China's 15th Five-Year Plan: AI, Chips, and Growth
China's National People's Congress is formalizing the 15th Five-Year Plan (2026–2030), placing artificial intelligence, semiconductor self-reliance, and domestic consumption at the heart of Beijing's strategy for the next decade.
Beijing Charts a New Course for 2026–2030
When China's National People's Congress (NPC) convened in Beijing on 4 March 2026, the agenda carried unusual weight. Legislators began reviewing the 15th Five-Year Plan — a sweeping blueprint that will govern the world's second-largest economy through 2030 and shape global technology supply chains for years beyond. The plan reflects a China that is simultaneously more self-confident and more anxious: racing to dominate frontier technologies while quietly acknowledging deep structural vulnerabilities at home.

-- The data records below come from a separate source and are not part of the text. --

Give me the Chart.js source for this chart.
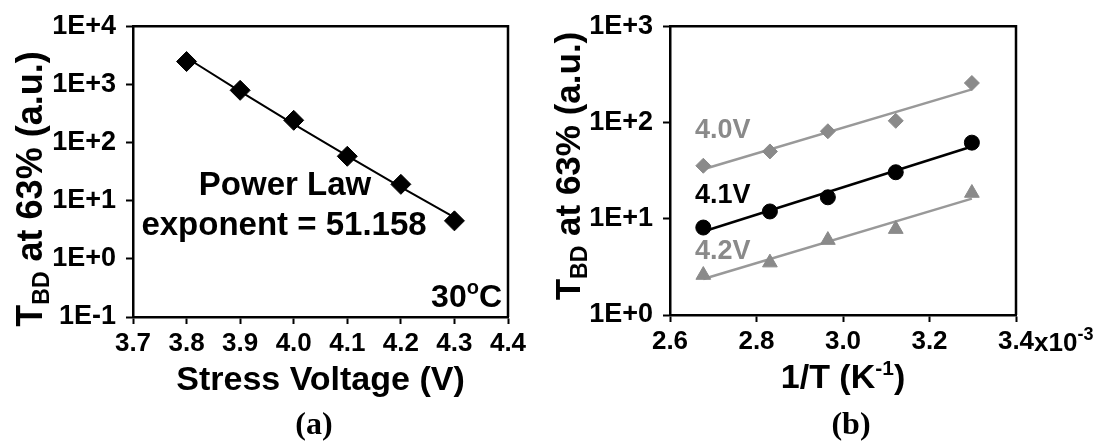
<!DOCTYPE html>
<html>
<head>
<meta charset="utf-8">
<script src="https://cdn.jsdelivr.net/npm/chart.js@4.4.1/dist/chart.umd.min.js"></script>
<style>
  html, body { margin: 0; padding: 0; background: #fff; }
  body { width: 1113px; height: 442px; position: relative; overflow: hidden; }
  canvas { position: absolute; top: 0; }
  #panelA { left: 0; }
  #panelB { left: 540px; }
</style>
</head>
<body>
<canvas id="panelA" width="540" height="442"></canvas>
<canvas id="panelB" width="573" height="442"></canvas>
<script>
// ---- Panel (a): time to breakdown vs stress voltage, 30 °C ----
const stressVoltage = [3.8, 3.9, 4.0, 4.1, 4.2, 4.3];
const tbdByVoltage  = [2470, 790, 241, 58, 19.1, 4.5];
const powerLawExponent = 51.158;
const voltageTicks = [3.7, 3.8, 3.9, 4.0, 4.1, 4.2, 4.3, 4.4];
const tbdTicksA    = [0.1, 1, 10, 100, 1000, 10000];

// ---- Panel (b): time to breakdown vs inverse temperature (units of 1e-3 K^-1) ----
const invTemp  = [2.677, 2.831, 2.965, 3.122, 3.298];
const tbd40V   = [35.5, 50, 81, 104, 257];
const tbd41V   = [8.1, 11.9, 16.7, 30.4, 61.7];
const tbd42V   = [2.6, 3.5, 6.0, 7.8, 18.5];
const invTempTicks = [2.6, 2.8, 3.0, 3.2, 3.4];
const tbdTicksB    = [1, 10, 100, 1000];

const SANS  = '"Liberation Sans", Arial, Helvetica, sans-serif';
const SERIF = '"Liberation Serif", "Times New Roman", serif';
const GRAY  = '#8a8a8a';
const TICK_SIZE = 26, Y_TICK_SIZE = 27, TICK_LEN = 7, X_TICK_PAD = 4;

const font = (size, family = SANS) => `bold ${size}px ${family}`;
const mean = a => a.reduce((s, v) => s + v, 0) / a.length;

// Power-law trend line with the quoted exponent, prefactor from the data
const logPrefactor = mean(tbdByVoltage.map((t, i) => Math.log10(t) + powerLawExponent * Math.log10(stressVoltage[i])));
const powerFit = stressVoltage.map(v => ({ x: v, y: Math.pow(10, logPrefactor - powerLawExponent * Math.log10(v)) }));

// Arrhenius (exponential) trend line: least squares of log10(t) against 1/T
function arrheniusFit(xs, ys) {
  const ly = ys.map(Math.log10);
  const mx = mean(xs), my = mean(ly);
  let sxy = 0, sxx = 0;
  xs.forEach((x, i) => { sxy += (x - mx) * (ly[i] - my); sxx += (x - mx) * (x - mx); });
  const slope = sxy / sxx;
  const ends = [xs[0], xs[xs.length - 1]];
  return ends.map(x => ({ x, y: Math.pow(10, my + slope * (x - mx)) }));
}

const pts = (xs, ys) => xs.map((x, i) => ({ x, y: ys[i] }));
const expLabel = v => { const e = Math.round(Math.log10(v)); return '1E' + (e < 0 ? '-' : '+') + Math.abs(e); };

// Text made of runs with different sizes / vertical offsets (sub- and superscripts)
function richWidth(ctx, parts) {
  let w = 0;
  for (const p of parts) { ctx.font = font(p.size, p.family); w += ctx.measureText(p.text).width; }
  return w;
}
function drawRich(ctx, parts, x, y, align, color) {
  const w = richWidth(ctx, parts);
  let cx = align === 'center' ? x - w / 2 : align === 'right' ? x - w : x;
  ctx.save();
  ctx.textAlign = 'left';
  ctx.textBaseline = 'alphabetic';
  for (const p of parts) {
    ctx.font = font(p.size, p.family);
    ctx.fillStyle = p.color || color || '#000';
    ctx.fillText(p.text, cx, y + (p.dy || 0));
    cx += ctx.measureText(p.text).width;
  }
  ctx.restore();
}

function xScaleOpts(ticks, min, max, height, fmt) {
  return {
    type: 'linear', min, max,
    border: { display: true, color: '#000', width: 2.5 },
    grid: { display: true, drawOnChartArea: false, drawTicks: true, tickLength: TICK_LEN, tickWidth: 2, tickColor: '#000' },
    ticks: { color: '#000', font: { family: SANS, size: TICK_SIZE, weight: 'bold' }, padding: X_TICK_PAD,
             autoSkip: false, maxRotation: 0, minRotation: 0, callback: fmt },
    afterBuildTicks: s => { s.ticks = ticks.map(v => ({ value: v })); },
    afterFit: s => { s.height = height; }
  };
}
function yScaleOpts(ticks, min, max, width) {
  return {
    type: 'logarithmic', min, max,
    border: { display: true, color: '#000', width: 2.5 },
    grid: { display: true, drawOnChartArea: false, drawTicks: true, tickLength: TICK_LEN, tickWidth: 2, tickColor: '#000' },
    ticks: { color: '#000', font: { family: SANS, size: Y_TICK_SIZE, weight: 'bold' }, padding: 10,
             autoSkip: false, callback: v => expLabel(v) },
    afterBuildTicks: s => { s.ticks = ticks.map(v => ({ value: v })); },
    afterFit: s => { s.width = width; }
  };
}

// Closes the plot frame (top and right edges)
function drawFrame(ctx, a) {
  ctx.save();
  ctx.strokeStyle = '#000';
  ctx.lineWidth = 2.5;
  ctx.beginPath();
  ctx.moveTo(a.left, a.top);
  ctx.lineTo(a.right, a.top);
  ctx.lineTo(a.right, a.bottom);
  ctx.stroke();
  ctx.restore();
}

function drawYTitle(ctx, baselineX, centerY, size) {
  const parts = [
    { text: 'T', size },
    { text: 'BD', size: Math.round(size * 0.65), dy: 7 },
    { text: ' at 63% (a.u.)', size }
  ];
  ctx.save();
  ctx.translate(baselineX, centerY);
  ctx.rotate(-Math.PI / 2);
  drawRich(ctx, parts, 0, 0, 'center');
  ctx.restore();
}

const common = {
  responsive: false,
  animation: false,
  devicePixelRatio: 1,
  plugins: { legend: { display: false }, tooltip: { enabled: false } }
};

// ---------------- Panel (a) ----------------
new Chart(document.getElementById('panelA'), {
  type: 'scatter',
  data: {
    datasets: [
      { data: pts(stressVoltage, tbdByVoltage), pointStyle: 'rectRot', pointRadius: 10,
        backgroundColor: '#000', borderColor: '#000', borderWidth: 1, showLine: false, order: 0 },
      { data: powerFit, showLine: true, borderColor: '#000', borderWidth: 2, pointRadius: 0, order: 1 }
    ]
  },
  options: Object.assign({}, common, {
    layout: { padding: { top: 15, right: 32, left: 0, bottom: 0 } },
    scales: {
      x: xScaleOpts(voltageTicks, 3.7, 4.4, 125, v => Number(v).toFixed(1)),
      y: yScaleOpts(tbdTicksA, 0.1, 10000, 133)
    }
  }),
  plugins: [{
    id: 'panelADecor',
    afterDraw(chart) {
      const ctx = chart.ctx, a = chart.chartArea;
      drawFrame(ctx, a);
      drawYTitle(ctx, 42, 189, 36);
      drawRich(ctx, [{ text: 'Stress Voltage (V)', size: 34 }], (a.left + a.right) / 2, 390, 'center');
      drawRich(ctx, [{ text: 'Power Law', size: 33 }], 285, 195, 'center');
      drawRich(ctx, [{ text: 'exponent = 51.158', size: 33 }], 284, 235, 'center');
      drawRich(ctx, [{ text: '30', size: 32 }, { text: 'o', size: 20, dy: -13 }, { text: 'C', size: 32 }],
               a.right - 6, 307, 'right');
      drawRich(ctx, [{ text: '(a)', size: 32, family: SERIF }], 314, 434, 'center');
    }
  }]
});

// ---------------- Panel (b) ----------------
new Chart(document.getElementById('panelB'), {
  type: 'scatter',
  data: {
    datasets: [
      { data: pts(invTemp, tbd40V), pointStyle: 'rectRot', pointRadius: 7.5,
        backgroundColor: GRAY, borderColor: GRAY, borderWidth: 1, showLine: false, order: 0 },
      { data: pts(invTemp, tbd41V), pointStyle: 'circle', pointRadius: 7.5,
        backgroundColor: '#000', borderColor: '#000', borderWidth: 1, showLine: false, order: 0 },
      { data: pts(invTemp, tbd42V), pointStyle: 'triangle', pointRadius: 8.5,
        backgroundColor: GRAY, borderColor: GRAY, borderWidth: 1, showLine: false, order: 0 },
      { data: arrheniusFit(invTemp, tbd40V), showLine: true, borderColor: '#999', borderWidth: 2.5, pointRadius: 0, order: 1 },
      { data: arrheniusFit(invTemp, tbd41V), showLine: true, borderColor: '#000', borderWidth: 2.5, pointRadius: 0, order: 1 },
      { data: arrheniusFit(invTemp, tbd42V), showLine: true, borderColor: '#999', borderWidth: 2.5, pointRadius: 0, order: 1 }
    ]
  },
  options: Object.assign({}, common, {
    layout: { padding: { top: 15, right: 97, left: 0, bottom: 0 } },
    scales: {
      x: xScaleOpts(invTempTicks, 2.6, 3.4, 127, v => Number(v).toFixed(1)),
      y: yScaleOpts(tbdTicksB, 1, 1000, 130)
    }
  }),
  plugins: [{
    id: 'panelBDecor',
    afterDraw(chart) {
      const ctx = chart.ctx, a = chart.chartArea, xs = chart.scales.x;
      drawFrame(ctx, a);
      drawYTitle(ctx, 40, 166, 35);
      // multiplier written after the last tick label
      ctx.font = font(TICK_SIZE);
      const lastTick = invTempTicks[invTempTicks.length - 1];
      const lx = xs.getPixelForValue(lastTick) + ctx.measureText(lastTick.toFixed(1)).width / 2;
      const tickBase = a.bottom + TICK_LEN + X_TICK_PAD + TICK_SIZE * 0.6 + TICK_SIZE * 0.35;
      drawRich(ctx, [{ text: 'x10', size: TICK_SIZE }, { text: '-3', size: 18, dy: -11 }], lx, tickBase, 'left');
      drawRich(ctx, [{ text: '1/T (K', size: 34 }, { text: '-1', size: 21, dy: -13 }, { text: ')', size: 34 }],
               (a.left + a.right) / 2, 388, 'center');
      drawRich(ctx, [{ text: '4.0V', size: 27 }], 155, 138, 'left', GRAY);
      drawRich(ctx, [{ text: '4.1V', size: 27 }], 155, 203, 'left', '#000');
      drawRich(ctx, [{ text: '4.2V', size: 27 }], 155, 259, 'left', GRAY);
      drawRich(ctx, [{ text: '(b)', size: 32, family: SERIF }], 311, 434, 'center');
    }
  }]
});
</script>
</body>
</html>
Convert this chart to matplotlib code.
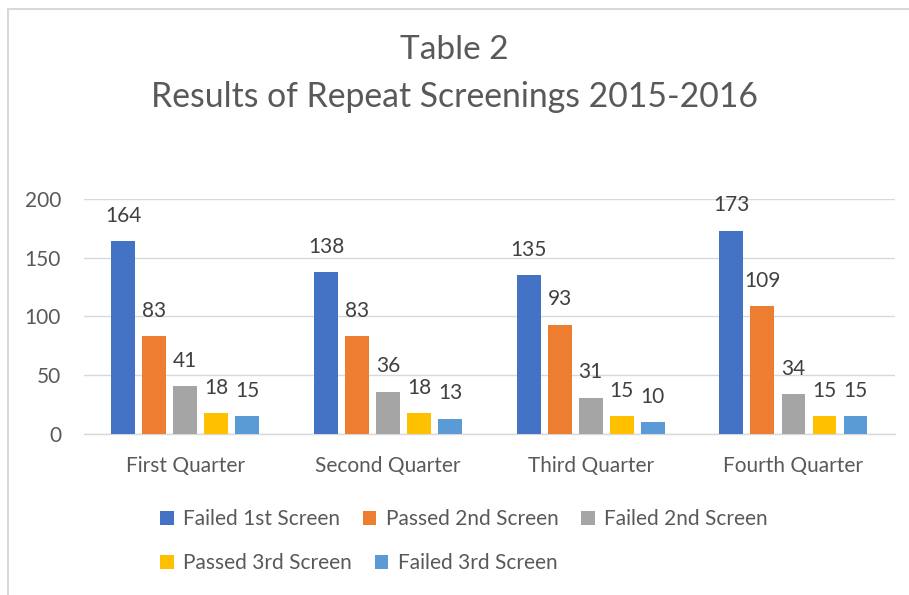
import matplotlib
matplotlib.use('Agg')
import matplotlib.pyplot as plt
from matplotlib.patches import Patch
from matplotlib.lines import Line2D
import numpy as np

# chart data
quarters = ["First Quarter", "Second Quarter", "Third Quarter", "Fourth Quarter"]
series_names = ["Failed 1st Screen", "Passed 2nd Screen", "Failed 2nd Screen",
                "Passed 3rd Screen", "Failed 3rd Screen"]
failed_1st = [164, 138, 135, 173]
passed_2nd = [83, 83, 93, 109]
failed_2nd = [41, 36, 31, 34]
passed_3rd = [18, 18, 15, 15]
failed_3rd = [15, 13, 10, 15]
y_ticks = [0, 50, 100, 150, 200]

series_values = [failed_1st, passed_2nd, failed_2nd, passed_3rd, failed_3rd]
colors = ["#4472C4", "#ED7D31", "#A5A5A5", "#FFC000", "#5B9BD5"]

plt.rcParams['font.family'] = ['Lato', 'DejaVu Sans']
text_col = "#595959"
fs = 15

fig = plt.figure(figsize=(9.09, 5.95), dpi=100)
ax = fig.add_axes([0.0924, 0.2706, 0.892, 0.395])

x = np.arange(len(quarters))
pitch = 0.153
width = 0.118
for i, (name, vals, c) in enumerate(zip(series_names, series_values, colors)):
    pos = x + (i - 2) * pitch
    bars = ax.bar(pos, vals, width=width, color=c, zorder=3, label=name)
    # value label above each bar
    for b, v in zip(bars, vals):
        ax.annotate(str(v), (b.get_x() + b.get_width() / 2, v), xytext=(0, 11),
                    textcoords='offset points', ha='center', va='bottom',
                    fontsize=fs, color="#404040")

ax.set_xlim(-0.5, len(quarters) - 0.5)
ax.set_ylim(0, 200)
ax.set_yticks(y_ticks)
ax.set_xticks(x)
ax.set_xticklabels(quarters)
ax.grid(axis='y', color='#d9d9d9', linewidth=1, zorder=0)
for s in ['top', 'right', 'left']:
    ax.spines[s].set_visible(False)
ax.spines['bottom'].set_color('#d9d9d9')
ax.spines['bottom'].set_linewidth(1)
ax.tick_params(left=False, bottom=False, labelsize=fs, colors=text_col)
ax.tick_params(axis='y', pad=13)
ax.tick_params(axis='x', pad=12)

fig.text(0.5, 1 - 50 / 595, "Table 2", ha='center', va='center', fontsize=24, color=text_col)
fig.text(0.5, 1 - 97 / 595, "Results of Repeat Screenings 2015-2016", ha='center', va='center',
         fontsize=24.3, color=text_col)

# legend in two rows, left aligned like the original
proxies = [Patch(facecolor=c, edgecolor='none') for c in colors]
leg_kw = dict(frameon=False, fontsize=fs, handlelength=0.65, handleheight=0.65,
              handletextpad=0.45, columnspacing=1.1, labelcolor=text_col,
              borderaxespad=0, borderpad=0)
fig.legend(proxies[:3], series_names[:3], ncol=3, loc='center left',
           bbox_to_anchor=(160 / 909, 1 - 519 / 595), **leg_kw)
fig.legend(proxies[3:], series_names[3:], ncol=2, loc='center left',
           bbox_to_anchor=(160 / 909, 1 - 563 / 595), **leg_kw)

# chart border (left and top edges visible)
fig.add_artist(Line2D([8 / 909, 8 / 909], [0, 1 - 9 / 595], transform=fig.transFigure,
                      color='#d9d9d9', linewidth=1.5))
fig.add_artist(Line2D([8 / 909, 1], [1 - 9 / 595, 1 - 9 / 595], transform=fig.transFigure,
                      color='#d9d9d9', linewidth=1.5))

fig.savefig("out.png", dpi=100)
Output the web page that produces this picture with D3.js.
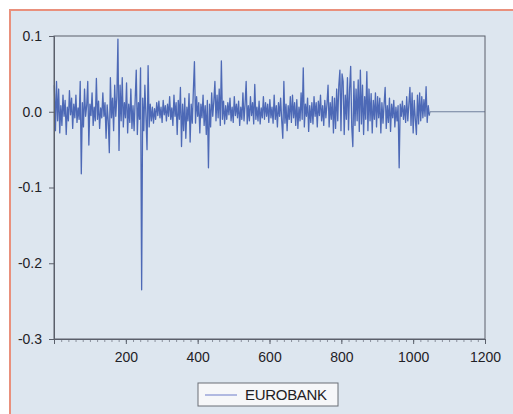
<!DOCTYPE html>
<html>
<head>
<meta charset="utf-8">
<script src="https://cdn.jsdelivr.net/npm/d3@7"></script>
<style>
  html, body { margin: 0; padding: 0; background: #fff; }
  svg { display: block; }
</style>
</head>
<body>
<svg id="chart" width="513" height="414"></svg>
<script>
const seriesName = "EUROBANK"
const obsStart = 1
const obsStep = 3
const returns = [
  .035, -.025, .04, -.012, .03, -.028, .008, -.018, .022, -.006,
  .015, -.03, .006, -.012, .028, -.004, .018, -.022, .01, -.008,
  .022, -.014, .005, -.01, .04, -.082, .012, -.02, .03, -.006,
  .008, .04, -.044, .01, -.005, .025, -.018, .006, -.012, .044,
  -.01, .014, -.022, .005, -.008, .025, -.006, .012, -.035, .009,
  -.012, -.054, .045, -.008, .018, -.025, .035, -.006, .02, .096,
  -.051, .035, -.012, .045, -.02, .012, -.008, .038, -.028, .01,
  -.014, .03, -.022, .008, -.025, .016, .055, -.03, .012, -.01,
  .058, -.235, .018, -.025, .035, -.006, -.05, .061, -.02, .01,
  -.012, .006, -.015, .004, -.01, .012, -.005, .014, -.008, .006,
  -.014, .015, -.004, .008, -.012, .01, -.006, .02, -.01, .005,
  -.018, .022, -.006, .012, -.03, .015, -.01, .032, -.046, .01,
  -.025, .018, -.035, .006, -.012, .024, -.04, .01, -.015, .028,
  .066, -.015, .02, -.006, .012, -.028, .01, -.008, .022, -.018,
  .008, -.03, .015, -.074, .01, -.02, .025, -.006, .014, .04,
  -.012, .022, -.008, .03, -.018, .067, -.01, .014, -.016, .008,
  -.01, .012, -.004, .018, -.012, .006, -.014, .02, -.005, .01,
  -.008, .014, -.018, .006, -.01, .025, -.012, .01, .04, -.016,
  .008, -.012, .02, -.005, .012, -.016, .036, -.01, .006, -.012,
  .014, -.016, .005, -.008, .02, -.01, .012, -.006, .01, -.014,
  .016, -.008, .006, -.015, .022, -.01, .008, -.02, .012, -.006,
  .018, -.012, -.035, .04, -.015, .01, -.025, .008, -.01, .02,
  -.014, .022, -.008, .012, -.018, .016, -.022, .006, -.012, .025,
  -.01, .058, -.02, .01, -.006, .018, -.026, .008, -.014, .012,
  -.016, .02, -.006, .012, -.02, .014, -.005, .022, -.012, .008,
  -.018, .015, -.008, .01, .035, -.02, .012, -.01, .02, -.028,
  .018, -.022, .03, -.012, .035, .055, -.025, .05, .04, -.03,
  .022, -.01, .045, -.024, .03, .06, -.02, -.046, .04, -.018,
  .03, -.012, .042, -.026, .055, -.016, .035, -.03, .02, -.01,
  .053, -.025, .03, -.012, .024, -.028, .015, -.01, .025, -.02,
  .02, -.008, .018, -.028, .012, -.015, .01, .032, -.022, .008,
  -.014, .018, -.026, .01, -.008, .015, -.02, .006, -.012, .008,
  -.074, .01, -.006, .014, -.01, .008, -.014, .02, -.012, .01,
  .032, -.018, .025, -.028, .015, -.01, -.03, .022, -.016, .025,
  -.012, .02, -.008, .016, -.006, .033, -.014, .008, -.005
]
/* the series sits at zero after the last observation, up to the end of the axis */
const flatTail = [[1047, 0], [1200, 0]]

const xTicks = [200, 400, 600, 800, 1000, 1200]
const yTicks = [0.1, 0.0, -0.1, -0.2, -0.3]

/* Chart dimensions */
const width = 513
const height = 414
const marginTop = 36
const marginRight = 28
const marginBottom = 75
const marginLeft = 54

const svg = d3.select("#chart")
  .attr("viewBox", [0, 0, width, height])
  .style("font-family", "'Liberation Sans', Arial, sans-serif")

/* panel background with salmon frame */
svg.append("rect")
  .attr("x", 10).attr("y", 10)
  .attr("width", width).attr("height", height)
  .attr("fill", "#dde6ef")
  .attr("stroke", "#e9907c")
  .attr("stroke-width", 2)

const x = d3.scaleLinear([0, 1200], [marginLeft, width - marginRight])
const y = d3.scaleLinear([-0.3, 0.1], [height - marginBottom, marginTop])

const data = returns.map((v, i) => [obsStart + i * obsStep, v])

const line = d3.line()
  .x(d => x(d[0]))
  .y(d => y(d[1]))

svg.append("path")
  .attr("fill", "none")
  .attr("stroke", "#6f7f9c")
  .attr("stroke-width", 1)
  .attr("d", line([data[data.length - 1], ...flatTail]))

svg.append("path")
  .attr("fill", "none")
  .attr("stroke", "#4d69b6")
  .attr("stroke-width", 1.3)
  .attr("stroke-linejoin", "round")
  .attr("d", line(data))

/* plot frame */
svg.append("rect")
  .attr("x", marginLeft)
  .attr("y", marginTop)
  .attr("width", width - marginLeft - marginRight)
  .attr("height", height - marginTop - marginBottom)
  .attr("fill", "none")
  .attr("stroke", "#5a5f6a")
  .attr("stroke-width", 1)

const fmt = d => d3.format(".1f")(d).replace("\u2212", "-")

/* x axis: minor ticks */
svg.append("g")
  .attr("transform", `translate(0, ${height - marginBottom})`)
  .call(d3.axisBottom(x).tickValues(d3.range(20, 1200, 20)).tickSize(3).tickFormat(""))
  .call(g => g.select(".domain").remove())
  .call(g => g.selectAll(".tick line").attr("stroke", "#8a909c"))

/* x axis: labels */
svg.append("g")
  .attr("transform", `translate(0, ${height - marginBottom})`)
  .call(d3.axisBottom(x).tickValues(xTicks).tickFormat(d3.format("d")).tickSize(5).tickPadding(8))
  .call(g => g.select(".domain").attr("stroke", "#5a5f6a"))
  .call(g => g.selectAll(".tick line").attr("stroke", "#5a5f6a"))
  .call(g => g.selectAll(".tick text")
    .attr("font-size", 14)
    .attr("fill", "#1f2227"))

/* y axis */
svg.append("g")
  .attr("transform", `translate(${marginLeft}, 0)`)
  .call(d3.axisLeft(y).tickValues(yTicks).tickFormat(fmt).tickSize(5).tickPadding(7))
  .call(g => g.select(".domain").attr("stroke", "#5a5f6a"))
  .call(g => g.selectAll(".tick line").attr("stroke", "#5a5f6a"))
  .call(g => g.selectAll(".tick text")
    .attr("font-size", 14)
    .attr("fill", "#1f2227"))

/* legend */
const legend = svg.append("g").attr("transform", "translate(198, 383)")
legend.append("rect")
  .attr("width", 140).attr("height", 23)
  .attr("fill", "#f6f7f9")
  .attr("stroke", "#6a6e76")
  .attr("stroke-width", 1)
legend.append("line")
  .attr("x1", 7).attr("x2", 39)
  .attr("y1", 12).attr("y2", 12)
  .attr("stroke", "#9aa4d8")
  .attr("stroke-width", 1.5)
legend.append("text")
  .attr("x", 47).attr("y", 17)
  .attr("font-size", 15)
  .attr("letter-spacing", -0.3)
  .attr("fill", "#1e2024")
  .text(seriesName)
</script>
</body>
</html>
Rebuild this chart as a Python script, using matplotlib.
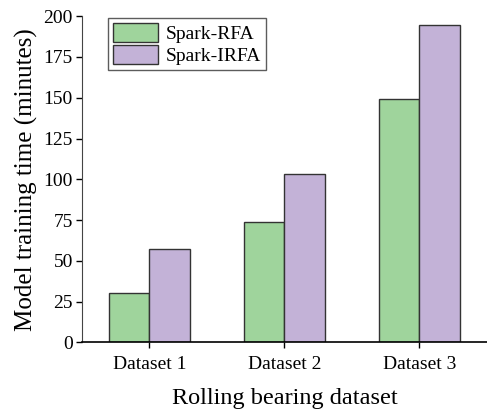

Technology Self-Reliance as Strategic Doctrine
The centrepiece of the new plan is what Beijing calls "New Productive Forces" — President Xi Jinping's shorthand for a push toward indigenous innovation in artificial intelligence, advanced semiconductors, robotics, quantum computing, and 6G communications. According to analysis by the Center for Security and Emerging Technology at Georgetown University, the plan commits to raising research and development expenditure beyond 3.2% of GDP — a record target — aimed squarely at overcoming what Chinese planners call "chokepoint" technologies where Western export controls have bitten hardest.
On semiconductors, the ambition is concrete: domestic industries are mandated to reach over 70% self-sufficiency in core chips by 2030, according to market analysis firm MacroMicro. The ripple effects are already visible in Western boardrooms. Nvidia, Intel, and Applied Materials have flagged material revenue risks as Chinese state-linked entities are actively steered away from foreign silicon.
Growth Targets and the Rebalancing Dilemma
Premier Li Qiang's Government Work Report, delivered on 5 March, set a GDP growth target of around 5% for 2026 — a modest step down from prior ambitions that signals a tolerance for slower but, in Beijing's framing, higher-quality expansion. The South China Morning Post reported that the government considered expressing the target as a range to allow greater policy flexibility amid global trade uncertainty.
The plan explicitly acknowledges two long-standing structural weaknesses: weak domestic demand and demographic pressure. To address the former, the document calls for wage growth, expanded social safety nets, and an "AI Plus" initiative designed to deepen AI integration across retail, manufacturing, and services — all aimed at nudging Chinese households to spend more and save less. Analysts at the Modern Diplomacy review have noted this marks the most explicit acknowledgment yet of China's consumption gap as a systemic risk.
Green Energy and Industrial Modernisation
Renewable energy expansion runs as a parallel thread throughout the plan. Solar, wind, and green hydrogen are framed both as climate commitments and as levers for industrial modernisation — reducing input costs for advanced manufacturing and lessening dependence on imported fossil fuels. The World Economic Forum's assessment of the plan's preliminary outline described it as a "new phase of strategic adaptation", balancing openness to foreign investment in aligned sectors against tightening control over strategic industries.
Global Implications: A Dual-Track World
For multinational companies and trading partners, the 15th Five-Year Plan accelerates a decoupling already underway. Analysts at IMD's I by IMD platform argue the plan effectively consolidates a "dual-track" technology ecosystem — Chinese standards and supply chains increasingly operating independently of Western ones. European and Asian manufacturers face a harder choice: comply with China's ecosystem to retain market access, or align with Western frameworks at the cost of that access.
Yet Beijing is careful to avoid the language of isolation. The plan pledges continued openness to foreign investment in areas that align with national priorities — a signal, analysts say, aimed at reassuring trade partners in the Global South and in Europe that China remains a viable economic partner even as it walls off its most sensitive sectors.
A Decade Defined by the Next Five Years
The 15th Five-Year Plan is more than a list of targets — it is a strategic doctrine for a geopolitically turbulent era. Whether Beijing can simultaneously boost domestic consumption, achieve semiconductor independence, and sustain near-5% growth while managing demographic headwinds will determine not just China's trajectory, but the shape of the global economy well into the 2030s.